Alberti grew up in Stuttgart and Rottweil where he was educated at the Gymnasium and went to the military school in Stuttgart. Afterwards he went back to Rottweil, a town 100 km south of Stuttgart. He learned the salt processing system and became a Salinentechniker (salt technician). He was quickly promoted to Salineninspektor (salt supervisor). In 1823, based on his perception of the area's geology, he had an idea to drill for salt in Rottenmünster. Eight months later the team had success and found salt, in a location where no one would have considered the possibility of finding salt.

He also made excavations in the Roman ruins of Rottweil, the ancient Arae Flaviae; he published his findings from 1833 to 1837.

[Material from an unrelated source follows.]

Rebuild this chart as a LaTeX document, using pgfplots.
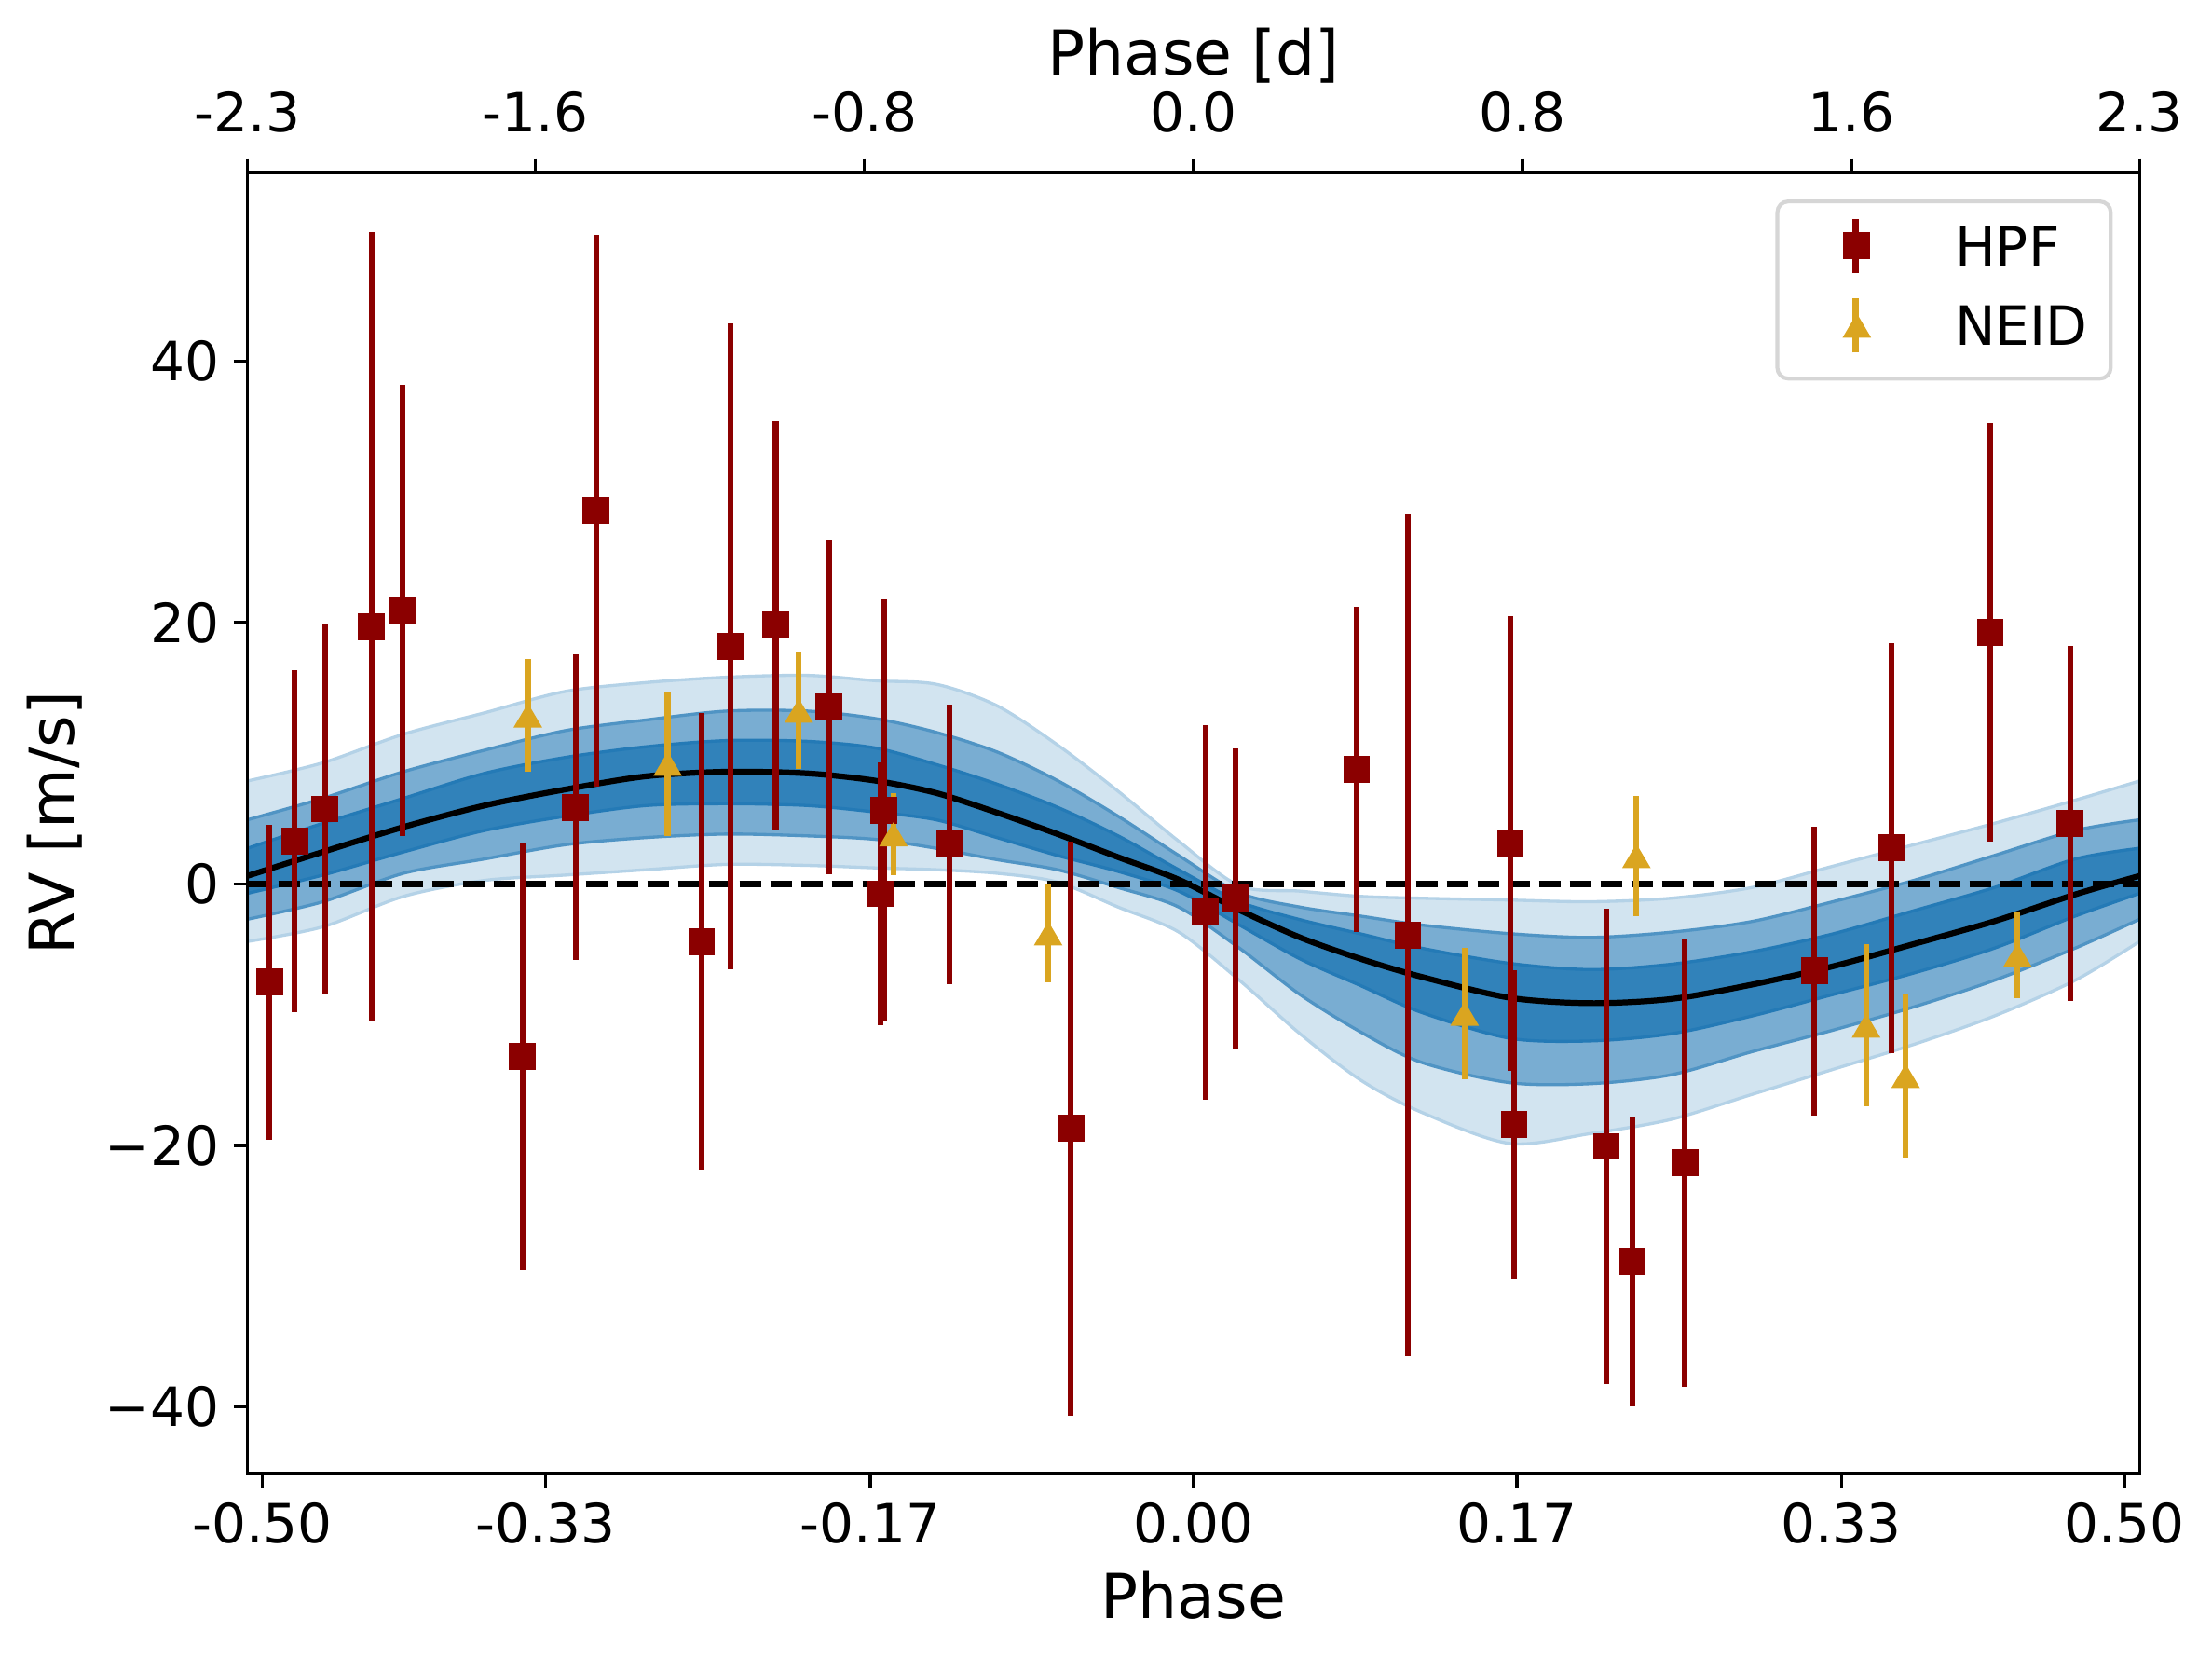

Alberti bought a house and lived in Rottenmünster, a former abbey 2 miles from Rottweil, from 1829 to 1853. While there he worked as manager for two salt companies. After he retired he moved to Heilbronn. He took a position as advisor, salt technician, and geologist. He had excellent skills in understanding sandstone and limestone. He discovered that if you find combinations of these two kinds of stone together, you will always find salt. He wrote books on his experiences of looking and drilling for salt.

He invented the method of mining salt by pumping water into the mine; when the brine rose to the surface, he would allow the water to evaporate and then he would collect the salt.

The Eberhard Karls University of Tübingen gave Friedrich August von Alberti an honorary doctorate for his achievements in the salt-mining industry. The city honored him with a street in his name.

Alberti was very well thought of and popular. People liked him for his personality, his happiness, and the fact that he was very open and honest to everyone. After he died his family stayed in Rottweil, where also a street bears his name. Today many of his descendants still live in the town.

In Bad Friedrichshall, also a former salt town, a school is named after him, the Friedrich-von-Alberti-Gymnasium.